My life in Africa has always been a mix of stunning contrasts. Toddlers, fingering sewage-covered stones, exist in tin shacks backed up to tree-lined lawns encircling marble presidential palaces. Guns, graves, and graffiti multiply in proportion to soul-rending African worship.  

I was raised in one of the poorest countries on the continent: Chad. By American standards, I experienced a very poor childhood. Only three hours of electricity a day; cement floors; charcoal stoves; a kerosene fridge; a one-room schoolhouse; a small, single cab; a non-four-wheel drive, pickup truck to cross dirt roads tortured and twisted by heavy rains. By Chadian standards, I lived in luxury: eating three meals a day; sleeping between clean sheets under a secure tin roof; and riding, rather than walking, to town.

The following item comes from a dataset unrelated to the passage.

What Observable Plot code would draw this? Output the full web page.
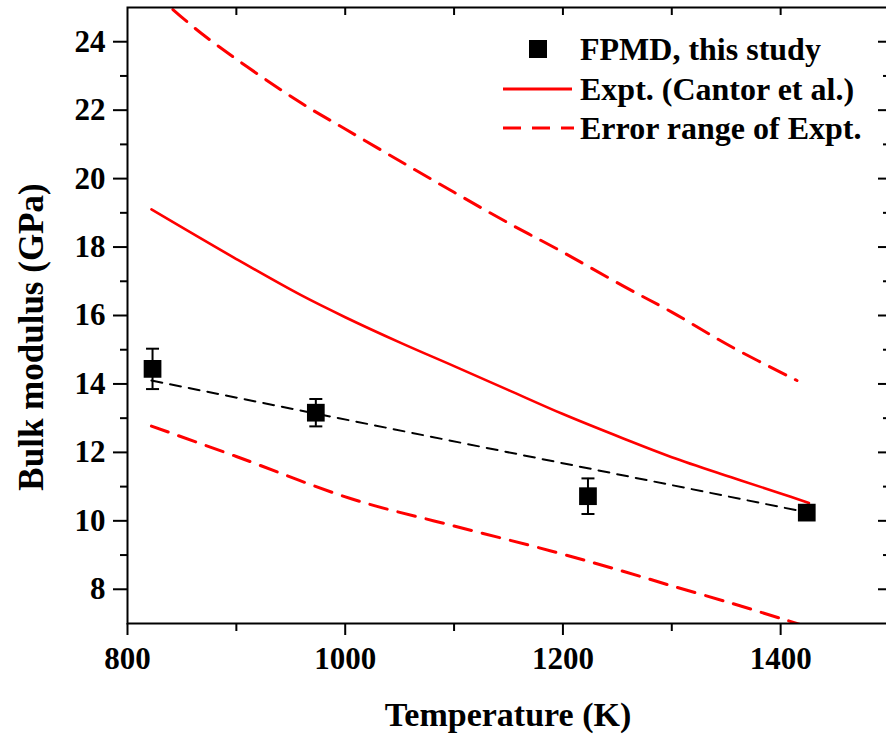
<!DOCTYPE html>
<html>
<head>
<meta charset="utf-8">
<script src="https://cdn.jsdelivr.net/npm/d3@7"></script>
<script src="https://cdn.jsdelivr.net/npm/@observablehq/plot@0.6"></script>
<style>
  html, body { margin: 0; padding: 0; background: #fff; overflow: hidden; }
  #chart svg { display: block; }
  #chart [aria-label$="axis tick"] { stroke-width: 2px; }
</style>
</head>
<body>
<div id="chart"></div>
<script>
// ---- data ----
const expT = [822, 900, 959, 1000, 1051, 1100, 1150, 1200, 1256, 1300, 1354, 1400, 1426];
const expK = [19.1, 17.65, 16.6, 15.95, 15.2, 14.52, 13.82, 13.12, 12.4, 11.86, 11.28, 10.8, 10.52];

const upperT = [822, 868, 956, 1000, 1051, 1100, 1150, 1200, 1256, 1300, 1354, 1415];
const upperK = [25.5, 24.24, 22.28, 21.45, 20.5, 19.6, 18.7, 17.85, 16.85, 16.1, 15.1, 14.1];

const lowerT = [822, 900, 1007, 1100, 1189, 1256, 1300, 1354, 1403, 1430];
const lowerK = [12.77, 11.88, 10.63, 9.85, 9.12, 8.52, 8.1, 7.6, 7.12, 6.85];

const fpmdT = [823, 973, 1223, 1424];
const fpmdK = [14.44, 13.16, 10.72, 10.24];
const fpmdErr = [0.59, 0.4, 0.52, 0.2];

const fitT = [822, 1424];
const fitK = [14.1, 10.25];

const xTicks = [800, 1000, 1200, 1400];
const xMinor = [900, 1100, 1300];
const xTop = [900, 1000, 1100, 1200, 1300, 1400];
const yTicks = [8, 10, 12, 14, 16, 18, 20, 22, 24];
const yMinor = [9, 11, 13, 15, 17, 19, 21, 23];

const xLabel = "Temperature (K)";
const yLabel = "Bulk modulus (GPa)";
const legendLabels = ["FPMD, this study", "Expt. (Cantor et al.)", "Error range of Expt."];

// ---- tables ----
const expt = expT.map((t, i) => ({T: t, K: expK[i]}));
const upper = upperT.map((t, i) => ({T: t, K: upperK[i]}));
const lower = lowerT.map((t, i) => ({T: t, K: lowerK[i]}));
const fpmd = fpmdT.map((t, i) => ({T: t, K: fpmdK[i], e: fpmdErr[i]}));
const fit = fitT.map((t, i) => ({T: t, K: fitK[i]}));

const RED = "#ff0000";
const FONT = "'Liberation Serif', 'Times New Roman', serif";

const W = 886, H = 740;
const mL = 127, mR = -3, mT = 7, mB = 117;
const innerW = W - mL - mR, innerH = H - mT - mB;

const capSymbol = {draw(ctx) { ctx.moveTo(-6.5, 0); ctx.lineTo(6.5, 0); }};

const svg = Plot.plot({
  width: W,
  height: H,
  marginLeft: mL,
  marginRight: mR,
  marginTop: mT,
  marginBottom: mB,
  style: {fontFamily: FONT, fontSize: "31px", fontWeight: "bold", color: "#000", background: "#fff", overflow: "visible"},
  x: {domain: [800, 1500], ticks: xTicks, tickSize: 12, tickPadding: 11, tickFormat: d => String(d), label: null},
  y: {domain: [7, 25], ticks: yTicks, tickSize: 14, tickPadding: 8, tickFormat: d => String(d), label: null},
  marks: [
    Plot.line(upper, {x: "T", y: "K", stroke: RED, strokeWidth: 3, strokeDasharray: "18,11", curve: "catmull-rom", clip: true}),
    Plot.line(lower, {x: "T", y: "K", stroke: RED, strokeWidth: 3, strokeDasharray: "18,11", curve: "catmull-rom", clip: true}),
    Plot.line(expt, {x: "T", y: "K", stroke: RED, strokeWidth: 2.6, curve: "catmull-rom", clip: true}),
    Plot.line(fit, {x: "T", y: "K", stroke: "#000", strokeWidth: 2, strokeDasharray: "11,8"}),
    Plot.ruleX(fpmd, {x: "T", y1: d => d.K - d.e, y2: d => d.K + d.e, stroke: "#000", strokeWidth: 2}),
    Plot.dot(fpmd, {x: "T", y: d => d.K + d.e, symbol: capSymbol, stroke: "#000", strokeWidth: 2, r: 5}),
    Plot.dot(fpmd, {x: "T", y: d => d.K - d.e, symbol: capSymbol, stroke: "#000", strokeWidth: 2, r: 5}),
    Plot.dot(fpmd, {x: "T", y: "K", symbol: "square", r: 10, fill: "#000", stroke: null}),
    Plot.tickY(yMinor, {y: d => d, insetLeft: -7, insetRight: innerW, stroke: "#000", strokeWidth: 2}),
    Plot.tickX(xMinor, {x: d => d, insetTop: innerH, insetBottom: -8, stroke: "#000", strokeWidth: 2}),
    Plot.tickX(xTop, {x: d => d, insetBottom: innerH - 8, stroke: "#000", strokeWidth: 2}),
    Plot.tickY(yTicks, {y: d => d, insetLeft: innerW - 11, stroke: "#000", strokeWidth: 2}),
    Plot.tickY(yMinor, {y: d => d, insetLeft: innerW - 6, stroke: "#000", strokeWidth: 2}),
    Plot.frame({stroke: "#000", strokeWidth: 2})
  ]
});

const root = d3.select(svg);

// ---- axis titles ----
root.append("text")
  .attr("x", mL + innerW / 2).attr("y", 726)
  .attr("text-anchor", "middle")
  .attr("font-family", FONT).attr("font-size", 34).attr("font-weight", "bold").attr("fill", "#000")
  .text(xLabel);
root.append("text")
  .attr("transform", "translate(43,337) rotate(-90)")
  .attr("text-anchor", "middle")
  .attr("font-family", FONT).attr("font-size", 35).attr("font-weight", "bold").attr("fill", "#000")
  .text(yLabel);

// ---- legend ----
const g = root.append("g").attr("aria-label", "legend")
  .attr("font-family", FONT).attr("font-size", 32).attr("font-weight", "bold");
const rows = [49, 89, 128];
g.append("rect").attr("x", 529).attr("y", 40).attr("width", 18).attr("height", 18).attr("fill", "#000");
g.append("line").attr("x1", 503).attr("x2", 572).attr("y1", rows[1]).attr("y2", rows[1])
  .attr("stroke", RED).attr("stroke-width", 3);
g.append("line").attr("x1", 503).attr("x2", 574).attr("y1", rows[2]).attr("y2", rows[2])
  .attr("stroke", RED).attr("stroke-width", 3).attr("stroke-dasharray", "18,11");
legendLabels.forEach((lab, i) => {
  g.append("text").attr("x", 580).attr("y", rows[i]).attr("dy", "0.34em")
    .attr("text-anchor", "start").attr("fill", "#000").text(lab);
});

document.getElementById("chart").appendChild(svg);
</script>
</body>
</html>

Josephine, my Chadian friend, suffered daily the indignity of being told that she was a bother and a burden to her parents and would only be worth something to the family if she could marry well and produce many boys. In contrast, my parents used to tell me, “With God’s help, you can be and do anything.”

A month after getting married, my husband and I landed in Somaliland. When we arrived, our honeymoon suite was outfitted with a kerosene lamp, a bucket of clean water, a long drop, and an AK-47. For four hundred miles around us, the sea of humanity was in spiritual darkness so great that you could feel the oppression and shadows. Yet, every morning we four lone believers worshiped Jesus together, flickering light into the darkness that threatened to take over our lives.

Over the last thirty years in Africa, one of the most difficult ongoing struggles I have faced is knowing how to live in the midst of Africa’s incomparable beauty and abject poverty, inescapable death yet constant growth. Living in the shadow of such stark contrasts has forced me to face the sometimes ugly truth of who I am and what I really want from life.

I have come face to face with the dark parts of my heart revealed in greed, selfishness, pride, and fear. My cultural blindness to the concept of sharing and living in community has been revealed. I have been humbled to realize that although I am wealthier physically, I have much to learn from the spiritual, relational, and emotional depth of my African brothers and sisters.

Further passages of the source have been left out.